Accused’s evidence non-responsive, self-serving, confusing, discursive and inconsistent

Accused charged with assault, uttering death threats and forcible confinement stemming from incident with his then wife. Allegedly, after an argument, accused punched complainant in the head and when she informed him of her intention to phone police, made remarks to the effect that he would bring her back to Afghanistan where he could deal with her without any legal consequences. Complainant, with assistance of bed sheets, left apartment by climbing down from the balcony. Accused found guilty of assault and uttering death threats, not guilty of forcible confinement. Court found accused’s evidence to be non-responsive, self-serving, confusing, discursive and inconsistent and likewise found testimony from other defence witnesses wholly unbelievable or of little value. Court accepted testimony of the man who drove complainant to police station as a wholly unbiased witness whose testimony was consistent and uncontradicted. Court accepted complainant’s testimony. Case for forcible confinement not made out.

R. v. Wardak (June 9, 2011, Ont. C.J., Wright J., File No. 998-11-04214-00) 95 W.C.B. (2d) 468 (12 pp.).



No rational basis for conclusion that judge’s reasons contained prejudgment of witness’s credibility

Crown applied for judge to recuse himself and for mistrial on basis of reasonable apprehension of bias during trial of two accused for kidnapping and murder. Judge had earlier ruled on two applications wherein defence alleged that Crown had conducted improper interview of witness who had been co-accused. Defence had alleged that disclosure of photographs and interview itself led to witness changing his testimony from his preliminary evidence. Judge ruled that because of conduct by Crown at preparatory interview of witness, trial should continue without jury. Application dismissed. There was no rational basis for conclusion that judge’s reasons contained prejudgment of witness’s credibility or any apprehension of bias against Crown.

R. v. Spence (June 9, 2011, Ont. S.C.J., Howden J., File No. 09-225) 95 W.C.B. (2d) 383 (11 pp.).



Judge erred by implying that it was accused’s onus to show device did not work properly

Appeal by accused from her conviction for failing to comply with demand for roadside breath sample. She narrowly avoided hitting a motorcyclist and she came to a stop against highway median. Police officer arrived at scene and smelled alcohol on accused’s breath. She demanded that accused provide breath sample into roadside screening device. Accused made 23 attempts to blow into device. Officer needed to use two devices because after 11 attempts first device displayed low battery message.
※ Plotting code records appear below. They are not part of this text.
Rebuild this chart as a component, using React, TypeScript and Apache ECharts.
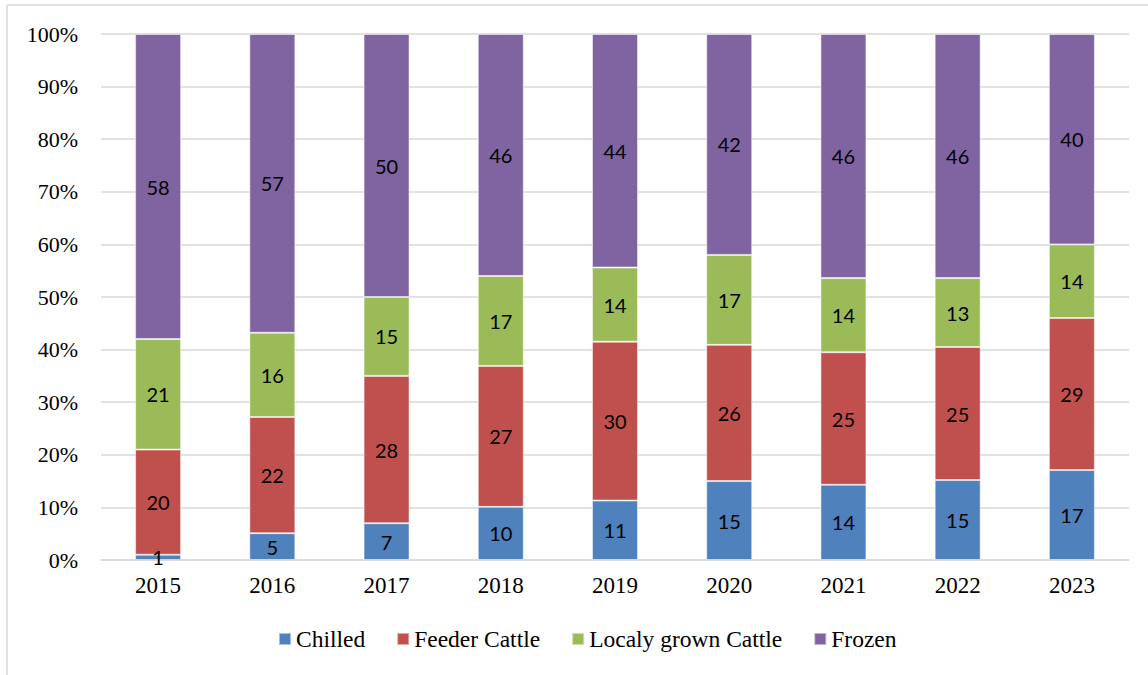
import React, { useEffect, useRef } from "react";
import * as echarts from "echarts";

const years = ["2015", "2016", "2017", "2018", "2019", "2020", "2021", "2022", "2023"];
const chilled = [1, 5.1, 7, 10.1, 11.3, 15, 14.3, 15.2, 17.1];
const feeder = [20, 22.1, 28, 26.8, 30.2, 25.9, 25.2, 25.3, 28.9];
const local = [21, 16, 15, 17.1, 14.1, 17.1, 14.1, 13.1, 14];
const frozen = [58, 56.8, 50, 46, 44.4, 42, 46.4, 46.4, 40];
const yTicks = [0, 10, 20, 30, 40, 50, 60, 70, 80, 90, 100];

const seriesDefs = [
  { name: "Chilled", data: chilled, color: "#4F81BD" },
  { name: "Feeder Cattle", data: feeder, color: "#C0504D" },
  { name: "Localy grown Cattle", data: local, color: "#9BBB59" },
  { name: "Frozen", data: frozen, color: "#8064A2" },
];

const SERIF = "'Liberation Serif', 'Times New Roman', serif";

export default function App() {
  const ref = useRef<HTMLDivElement>(null);
  useEffect(() => {
    if (!ref.current) return;
    const chart = echarts.init(ref.current, null, { renderer: "svg" });
    chart.setOption({
      animation: false,
      backgroundColor: "#ffffff",
      textStyle: { fontFamily: SERIF },
      grid: { left: 101, right: 19, top: 34, bottom: 115, containLabel: false },
      legend: {
        top: 627,
        left: 278,
        padding: 0,
        itemWidth: 12,
        itemHeight: 12,
        itemGap: 31,
        icon: "rect",
        textStyle: { fontFamily: SERIF, fontSize: 23.5, color: "#000", padding: [0, 0, 0, 0] },
        data: seriesDefs.map((s) => s.name),
      },
      xAxis: {
        type: "category",
        data: years,
        axisLine: { lineStyle: { color: "#d9d9d9", width: 1.5 } },
        axisTick: { show: false },
        axisLabel: { fontFamily: SERIF, fontSize: 23, color: "#000", margin: 14 },
      },
      yAxis: {
        type: "value",
        min: 0,
        max: 100,
        interval: 10,
        axisLine: { show: false },
        axisTick: { show: false },
        splitLine: { lineStyle: { color: "#d9d9d9", width: 1.5 } },
        axisLabel: {
          fontFamily: SERIF,
          fontSize: 22,
          color: "#000",
          margin: 23,
          formatter: (v: number) => (yTicks.includes(v) ? v + "%" : ""),
        },
      },
      graphic: [
        { type: "line", shape: { x1: 7, y1: 5, x2: 1148, y2: 5 }, style: { stroke: "#d9d9d9", lineWidth: 1.5 } },
        { type: "line", shape: { x1: 7, y1: 5, x2: 7, y2: 675 }, style: { stroke: "#d9d9d9", lineWidth: 1.5 } },
      ],
      series: seriesDefs.map((s) => ({
        name: s.name,
        type: "bar",
        stack: "total",
        data: s.data,
        barWidth: 46,
        itemStyle: { color: s.color, borderColor: "rgba(255,255,255,0.5)", borderWidth: 1 },
        label: {
          show: true,
          position: "inside",
          fontFamily: "Lato, 'Open Sans', sans-serif",
          fontSize: 20,
          color: "#000",
          formatter: (p: any) => String(Math.round(p.value)),
        },
      })),
    });
    return () => chart.dispose();
  }, []);
  return (
    <div
      ref={ref}
      style={{ position: "fixed", left: 0, top: 0, width: 1148, height: 675 }}
    />
  );
}
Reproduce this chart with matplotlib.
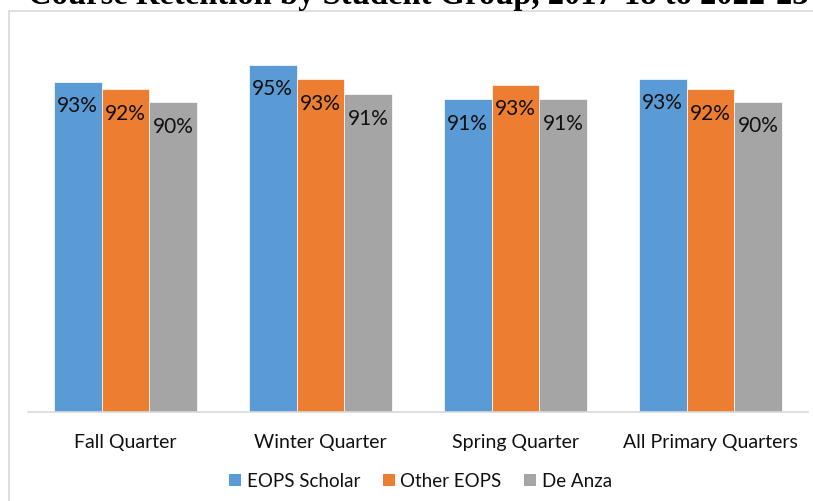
import matplotlib
matplotlib.use("Agg")
import matplotlib.pyplot as plt
import numpy as np
from matplotlib.patches import Rectangle, Patch

categories = ["Fall Quarter", "Winter Quarter", "Spring Quarter", "All Primary Quarters"]
series_names = ["EOPS Scholar", "Other EOPS", "De Anza"]
eops_scholar = [0.930, 0.952, 0.907, 0.934]
other_eops = [0.920, 0.933, 0.926, 0.920]
de_anza = [0.903, 0.914, 0.907, 0.904]
title = "Course Retention by Student Group, 2017-18 to 2022-23"

colors = ["#5B9BD5", "#ED7D31", "#A5A5A5"]
W, H = 813, 502
fig = plt.figure(figsize=(W / 100, H / 100), dpi=100)
plt.rcParams['font.family'] = ['Lato', 'DejaVu Sans']

# chart frame
fig.patches.append(Rectangle((8.5 / W, -0.2), 2.0, 1.2 - 11.5 / H, transform=fig.transFigure,
                             facecolor="none", edgecolor="#d9d9d9", lw=1.2))

ax = fig.add_axes([28 / W, 1 - 413.3 / H, 780 / W, (413.3 - 28.8) / H])
ax.set_facecolor("none")
x = np.arange(len(categories))
bw = 0.245
for i, (vals, c) in enumerate(zip([eops_scholar, other_eops, de_anza], colors)):
    xs = x + (i - 1) * bw
    ax.bar(xs, vals, width=bw, color=c, edgecolor="white", linewidth=0.5, zorder=2)
    for xi, v in zip(xs, vals):
        ax.annotate(f"{v:.0%}", (xi, v), xytext=(0, -17), textcoords="offset points",
                    ha="center", va="center", fontsize=15, color="#111111")

ax.set_ylim(0.5, 1.0)
ax.set_xlim(-0.5, len(categories) - 0.5)
ax.set_xticks(x)
ax.set_xticklabels(categories, fontsize=14, color="#111111")
ax.tick_params(axis="x", length=0, pad=15)
ax.set_yticks([])
for s in ["left", "right", "top"]:
    ax.spines[s].set_visible(False)
ax.spines["bottom"].set_color("#d9d9d9")
ax.spines["bottom"].set_linewidth(1.2)

handles = [Patch(facecolor=c, edgecolor="none") for c in colors]
fig.legend(handles, series_names, loc="center", bbox_to_anchor=(420.5 / W, 1 - 482 / H),
           ncol=3, frameon=False, fontsize=13.5, handlelength=0.65, handleheight=0.65,
           handletextpad=0.3, columnspacing=1.2, labelcolor="#111111")

fig.text(28 / W, 1 - 4 / H, title, ha="left", va="baseline", fontsize=23.5,
         fontweight="bold", family=["Liberation Serif", "DejaVu Serif"])

fig.savefig("out.png", dpi=100)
Trial judge found that accused’s overall conduct clearly demonstrated intention to frustrate taking proper sample. Appeal allowed. New trial ordered. Judge did not properly apply burden of proof for he rejected accused’s evidence but did not properly assess reliability of remaining evidence which was from police officer. He also erred by implying that it was accused’s onus to show that device did not work properly. Rather, it was Crown’s onus to show that device worked properly, especially in this case where accused made unsuccessful attempts to provide breath sample.

R. v. Pinard (Apr. 7, 2011, Ont. S.C.J., Parfett J., File No. 09-2213) 95 W.C.B. (2d) 351 (7 pp.).

Drug Offences


Much of evidence pointed to accused being visitor in the home

Accused charged with possession for purpose of trafficking. Accused and several others were arrested during execution of search warrant. Various articles that showed accused presence in the apartment had been found including his fingerprints on a bag of marijuana. Not enough evidence existed to convict accused beyond a reasonable doubt. Much of the evidence pointed to accused being a visitor in the home. There are a number of other reasonable possibilities beyond that accused had control of drugs.

R. v. Ngo (May 12, 2011, Ont. C.J., Shamai J.) 95 W.C.B. (2d) 134 (7 pp.).

Charter Of Rights


Law did not operate in way that undermined accused’s human dignity

Accused appealed conviction for failing to wear approved helmet while operating motorcycle, contrary to s. 104(1) of Highway Traffic Act (Ont.) (“HTA”). Accused was practicing Sikh and did not dispute that he operated motorcycle on highway without helmet. Trial judge concluded that helmets markedly reduced deaths and head injuries experienced by motorcycle riders. Trial judge found nothing in purpose or effect of legislation which was in conflict with s. 15 of Charter. Accused argued trial judge erred in failing to grant application challenging validity and Human Rights Code (Ont.) compliance of s. 104(1) of HTA, which he alleged contravened s. 15 Charter rights. Appeal dismissed. Rational and informed person would understand that law did not operate in way that undermined accused’s human dignity, that it reflected stereotypical approach toward accused for group to which he belonged, or that such individuals were less worthy of recognition or value. No breach of s. 15(1) of Charter.

R. v. Badesha
(May 20, 2011, Ont. C.J., Takach J., File No. 83382604) 95 W.C.B. (2d) 122 (42 pp.).